HOUSTON — A grand jury’s decision to indict two anti-abortion activists who made undercover videos about Planned Parenthood might be less about sending someone to jail than about expressing disapproval for how the pair conducted their investigation, legal experts said Tuesday.
David Daleiden and Sandra Merritt are accused of using fake driver’s licenses to infiltrate the nation’s largest abortion provider in order to make videos that accused Planned Parenthood of illegally selling fetal tissue to researchers for profit.
Both activists are charged with tampering with a governmental record, a felony punishable by up to 20 years in prison. Daleiden was also indicted on a misdemeanor count related to purchasing human organs.
Daleiden’s attorney, Murphy Klasing, said the activists, who live in California, plan to come to Houston’s Harris County Jail, where they will be processed and allowed to post bond. Klasing said he did not know when that will happen.
Daleiden plans to plead not guilty to the charges, Klasing said.
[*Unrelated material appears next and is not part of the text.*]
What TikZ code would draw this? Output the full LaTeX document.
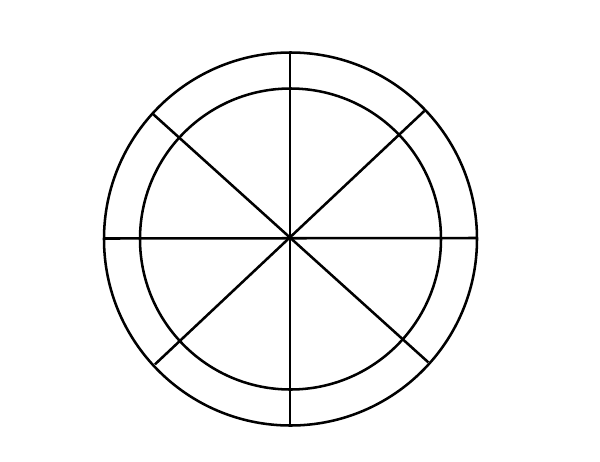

Legal experts say the two are not likely to see any prison time.
“It’s really citizens scolding what they thought was a political investigation. Look at what they indicted them on,” said Ekow N. Yankah, a law professor at Cardozo School of Law in New York. “They indicted them on a misdemeanor of falsifying a government document, for presenting the fake ID to get in for the story.”
The video footage showed the two posing as representatives of a company called BioMax, which purportedly procured fetal tissue for research.